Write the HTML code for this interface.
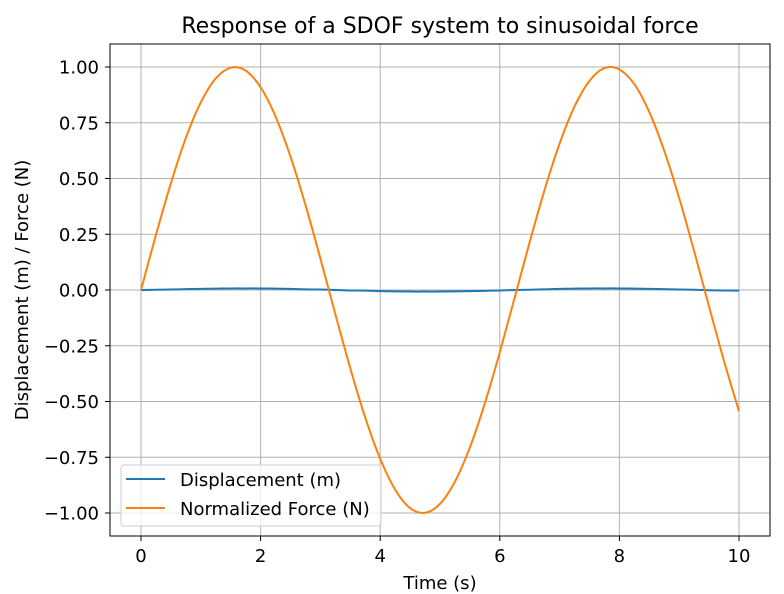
<!DOCTYPE html>
<html><head><meta charset="utf-8">
<style>
html,body{margin:0;padding:0;background:#fff;}
svg{display:block;font-family:"DejaVu Sans","Liberation Sans",sans-serif;}
</style></head>
<body>
<svg id="chart" width="784" height="594" viewBox="0 0 784 594">
  <rect width="784" height="594" fill="#fff"/>
  <g id="grid"></g>
  <g id="plot"></g>
  <rect x="110" y="44" width="660" height="492" fill="none" stroke="#000" stroke-width="1"/>
  <g id="xticks"></g>
  <g id="yticks"></g>
  <text x="440" y="33" text-anchor="middle" font-size="22" fill="#000">Response of a SDOF system to sinusoidal force</text>
  <text x="440" y="589" text-anchor="middle" font-size="18" fill="#000">Time (s)</text>
  <text transform="translate(28,290) rotate(-90)" text-anchor="middle" font-size="18" fill="#000">Displacement (m) / Force (N)</text>
  <g>
    <rect x="121" y="465" width="260" height="61" rx="3" fill="#fff" fill-opacity="0.8" stroke="#ccc"/>
    <g>
      <line x1="126" y1="479" x2="165" y2="479" stroke="#1f77b4" stroke-width="2"/>
      <text x="180" y="486" font-size="18" fill="#000">Displacement (m)</text>
    </g>
    <g>
      <line x1="126" y1="508" x2="165" y2="508" stroke="#ff7f0e" stroke-width="2"/>
      <text x="180" y="515" font-size="18" fill="#000">Normalized Force (N)</text>
    </g>
  </g>
</svg>
<script>
const times = [0,0.25,0.5,0.75,1,1.25,1.5,1.75,2,2.25,2.5,2.75,3,3.25,3.5,3.75,4,4.25,4.5,4.75,5,5.25,5.5,5.75,6,6.25,6.5,6.75,7,7.25,7.5,7.75,8,8.25,8.5,8.75,9,9.25,9.5,9.75,10];
const forceValues = [0,0.247,0.479,0.682,0.841,0.949,0.997,0.984,0.909,0.778,0.598,0.382,0.141,-0.108,-0.351,-0.572,-0.757,-0.895,-0.978,-0.999,-0.959,-0.859,-0.706,-0.508,-0.279,-0.033,0.215,0.450,0.657,0.823,0.938,0.995,0.989,0.923,0.798,0.624,0.412,0.174,-0.075,-0.319,-0.544];
const displacementValues = [0,0.001,0.002,0.004,0.005,0.006,0.007,0.007,0.007,0.006,0.005,0.003,0.002,0,-0.002,-0.003,-0.005,-0.006,-0.007,-0.007,-0.007,-0.006,-0.005,-0.004,-0.002,0,0.001,0.003,0.005,0.006,0.007,0.007,0.007,0.006,0.005,0.004,0.002,0.001,-0.001,-0.002,-0.003];
const xTickValues = [0,2,4,6,8,10];
const yTickValues = [1,0.75,0.5,0.25,0,-0.25,-0.5,-0.75,-1];
const yTickLabels = ["1.00","0.75","0.50","0.25","0.00","\u22120.25","\u22120.50","\u22120.75","\u22121.00"];

const NS = "http://www.w3.org/2000/svg";
const X0 = 141, XS = 59.8, Y0 = 290, YS = 223;
function xScale(v){ return X0 + v * XS; }
function yScale(v){ return Y0 - v * YS; }

const grid = document.getElementById('grid');
const xt = document.getElementById('xticks');
const yt = document.getElementById('yticks');
const plot = document.getElementById('plot');

xTickValues.forEach(v => {
  const x = xScale(v);
  const g = document.createElementNS(NS, 'line');
  g.setAttribute('x1', x); g.setAttribute('x2', x); g.setAttribute('y1', 44); g.setAttribute('y2', 536);
  g.setAttribute('stroke', '#b0b0b0'); g.setAttribute('stroke-width', '1');
  
  
  grid.appendChild(g);
  const t = document.createElementNS(NS, 'line');
  t.setAttribute('x1', x); t.setAttribute('x2', x); t.setAttribute('y1', 536); t.setAttribute('y2', 541);
  t.setAttribute('stroke', '#000');
  
  
  xt.appendChild(t);
  const l = document.createElementNS(NS, 'text');
  l.setAttribute('x', x); l.setAttribute('y', 562); l.setAttribute('text-anchor', 'middle');
  l.setAttribute('font-size', '18');
  l.textContent = v;
  
  
  xt.appendChild(l);
});

yTickValues.forEach((v, i) => {
  const y = yScale(v);
  const g = document.createElementNS(NS, 'line');
  g.setAttribute('x1', 110); g.setAttribute('x2', 770); g.setAttribute('y1', y); g.setAttribute('y2', y);
  g.setAttribute('stroke', '#b0b0b0'); g.setAttribute('stroke-width', '1');
  
  
  grid.appendChild(g);
  const t = document.createElementNS(NS, 'line');
  t.setAttribute('x1', 105); t.setAttribute('x2', 110); t.setAttribute('y1', y); t.setAttribute('y2', y);
  t.setAttribute('stroke', '#000');
  
  
  yt.appendChild(t);
  const l = document.createElementNS(NS, 'text');
  l.setAttribute('x', 99); l.setAttribute('y', y + 6.5); l.setAttribute('text-anchor', 'end');
  l.setAttribute('font-size', '18');
  l.textContent = yTickLabels[i];
  
  
  yt.appendChild(l);
});

function smoothPath(pts){
  let d = 'M' + pts[0][0].toFixed(2) + ',' + pts[0][1].toFixed(2);
  for (let i = 0; i < pts.length - 1; i++) {
    const p0 = pts[Math.max(i - 1, 0)], p1 = pts[i], p2 = pts[i + 1], p3 = pts[Math.min(i + 2, pts.length - 1)];
    const c1x = p1[0] + (p2[0] - p0[0]) / 6, c1y = p1[1] + (p2[1] - p0[1]) / 6;
    const c2x = p2[0] - (p3[0] - p1[0]) / 6, c2y = p2[1] - (p3[1] - p1[1]) / 6;
    d += ' C' + c1x.toFixed(2) + ',' + c1y.toFixed(2) + ' ' + c2x.toFixed(2) + ',' + c2y.toFixed(2) + ' ' + p2[0].toFixed(2) + ',' + p2[1].toFixed(2);
  }
  return d;
}
function drawLine(vals, color, name){
  const pts = times.map((t, i) => [xScale(t), yScale(vals[i])]);
  const p = document.createElementNS(NS, 'path');
  p.setAttribute('d', smoothPath(pts));
  p.setAttribute('fill', 'none'); p.setAttribute('stroke', color); p.setAttribute('stroke-width', '2');
  p.setAttribute('stroke-linejoin', 'round');
  
  
  plot.appendChild(p);
}
drawLine(displacementValues, '#1f77b4', 'displacement-line');
drawLine(forceValues, '#ff7f0e', 'force-line');
</script>
</body></html>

┄┄┄┄┄┄┄┄┄┄

**WHAT YOU ARE ASKED TO DO:** Using the data above, print every line exactly, omitting pictures.

**WRITTEN RESPONSE:**
Write the HTML code for this interface.
<!DOCTYPE html>
<html><head><meta charset="utf-8">
<style>
html,body{margin:0;padding:0;background:#fff;}
svg{display:block;font-family:"DejaVu Sans","Liberation Sans",sans-serif;}
</style></head>
<body>
<svg id="chart" width="784" height="594" viewBox="0 0 784 594">
  <rect width="784" height="594" fill="#fff"/>
  <g id="grid"></g>
  <g id="plot"></g>
  <rect x="110" y="44" width="660" height="492" fill="none" stroke="#000" stroke-width="1"/>
  <g id="xticks"></g>
  <g id="yticks"></g>
  <text x="440" y="33" text-anchor="middle" font-size="22" fill="#000">Response of a SDOF system to sinusoidal force</text>
  <text x="440" y="589" text-anchor="middle" font-size="18" fill="#000">Time (s)</text>
  <text transform="translate(28,290) rotate(-90)" text-anchor="middle" font-size="18" fill="#000">Displacement (m) / Force (N)</text>
  <g>
    <rect x="121" y="465" width="260" height="61" rx="3" fill="#fff" fill-opacity="0.8" stroke="#ccc"/>
    <g>
      <line x1="126" y1="479" x2="165" y2="479" stroke="#1f77b4" stroke-width="2"/>
      <text x="180" y="486" font-size="18" fill="#000">Displacement (m)</text>
    </g>
    <g>
      <line x1="126" y1="508" x2="165" y2="508" stroke="#ff7f0e" stroke-width="2"/>
      <text x="180" y="515" font-size="18" fill="#000">Normalized Force (N)</text>
    </g>
  </g>
</svg>
<script>
const times = [0,0.25,0.5,0.75,1,1.25,1.5,1.75,2,2.25,2.5,2.75,3,3.25,3.5,3.75,4,4.25,4.5,4.75,5,5.25,5.5,5.75,6,6.25,6.5,6.75,7,7.25,7.5,7.75,8,8.25,8.5,8.75,9,9.25,9.5,9.75,10];
const forceValues = [0,0.247,0.479,0.682,0.841,0.949,0.997,0.984,0.909,0.778,0.598,0.382,0.141,-0.108,-0.351,-0.572,-0.757,-0.895,-0.978,-0.999,-0.959,-0.859,-0.706,-0.508,-0.279,-0.033,0.215,0.450,0.657,0.823,0.938,0.995,0.989,0.923,0.798,0.624,0.412,0.174,-0.075,-0.319,-0.544];
const displacementValues = [0,0.001,0.002,0.004,0.005,0.006,0.007,0.007,0.007,0.006,0.005,0.003,0.002,0,-0.002,-0.003,-0.005,-0.006,-0.007,-0.007,-0.007,-0.006,-0.005,-0.004,-0.002,0,0.001,0.003,0.005,0.006,0.007,0.007,0.007,0.006,0.005,0.004,0.002,0.001,-0.001,-0.002,-0.003];
const xTickValues = [0,2,4,6,8,10];
const yTickValues = [1,0.75,0.5,0.25,0,-0.25,-0.5,-0.75,-1];
const yTickLabels = ["1.00","0.75","0.50","0.25","0.00","\u22120.25","\u22120.50","\u22120.75","\u22121.00"];

const NS = "http://www.w3.org/2000/svg";
const X0 = 141, XS = 59.8, Y0 = 290, YS = 223;
function xScale(v){ return X0 + v * XS; }
function yScale(v){ return Y0 - v * YS; }

const grid = document.getElementById('grid');
const xt = document.getElementById('xticks');
const yt = document.getElementById('yticks');
const plot = document.getElementById('plot');

xTickValues.forEach(v => {
  const x = xScale(v);
  const g = document.createElementNS(NS, 'line');
  g.setAttribute('x1', x); g.setAttribute('x2', x); g.setAttribute('y1', 44); g.setAttribute('y2', 536);
  g.setAttribute('stroke', '#b0b0b0'); g.setAttribute('stroke-width', '1');
  
  
  grid.appendChild(g);
  const t = document.createElementNS(NS, 'line');
  t.setAttribute('x1', x); t.setAttribute('x2', x); t.setAttribute('y1', 536); t.setAttribute('y2', 541);
  t.setAttribute('stroke', '#000');
  
  
  xt.appendChild(t);
  const l = document.createElementNS(NS, 'text');
  l.setAttribute('x', x); l.setAttribute('y', 562); l.setAttribute('text-anchor', 'middle');
  l.setAttribute('font-size', '18');
  l.textContent = v;
  
  
  xt.appendChild(l);
});

yTickValues.forEach((v, i) => {
  const y = yScale(v);
  const g = document.createElementNS(NS, 'line');
  g.setAttribute('x1', 110); g.setAttribute('x2', 770); g.setAttribute('y1', y); g.setAttribute('y2', y);
  g.setAttribute('stroke', '#b0b0b0'); g.setAttribute('stroke-width', '1');
  
  
  grid.appendChild(g);
  const t = document.createElementNS(NS, 'line');
  t.setAttribute('x1', 105); t.setAttribute('x2', 110); t.setAttribute('y1', y); t.setAttribute('y2', y);
  t.setAttribute('stroke', '#000');
  
  
  yt.appendChild(t);
  const l = document.createElementNS(NS, 'text');
  l.setAttribute('x', 99); l.setAttribute('y', y + 6.5); l.setAttribute('text-anchor', 'end');
  l.setAttribute('font-size', '18');
  l.textContent = yTickLabels[i];
  
  
  yt.appendChild(l);
});

function smoothPath(pts){
  let d = 'M' + pts[0][0].toFixed(2) + ',' + pts[0][1].toFixed(2);
  for (let i = 0; i < pts.length - 1; i++) {
    const p0 = pts[Math.max(i - 1, 0)], p1 = pts[i], p2 = pts[i + 1], p3 = pts[Math.min(i + 2, pts.length - 1)];
    const c1x = p1[0] + (p2[0] - p0[0]) / 6, c1y = p1[1] + (p2[1] - p0[1]) / 6;
    const c2x = p2[0] - (p3[0] - p1[0]) / 6, c2y = p2[1] - (p3[1] - p1[1]) / 6;
    d += ' C' + c1x.toFixed(2) + ',' + c1y.toFixed(2) + ' ' + c2x.toFixed(2) + ',' + c2y.toFixed(2) + ' ' + p2[0].toFixed(2) + ',' + p2[1].toFixed(2);
  }
  return d;
}
function drawLine(vals, color, name){
  const pts = times.map((t, i) => [xScale(t), yScale(vals[i])]);
  const p = document.createElementNS(NS, 'path');
  p.setAttribute('d', smoothPath(pts));
  p.setAttribute('fill', 'none'); p.setAttribute('stroke', color); p.setAttribute('stroke-width', '2');
  p.setAttribute('stroke-linejoin', 'round');
  
  
  plot.appendChild(p);
}
drawLine(displacementValues, '#1f77b4', 'displacement-line');
drawLine(forceValues, '#ff7f0e', 'force-line');
</script>
</body></html>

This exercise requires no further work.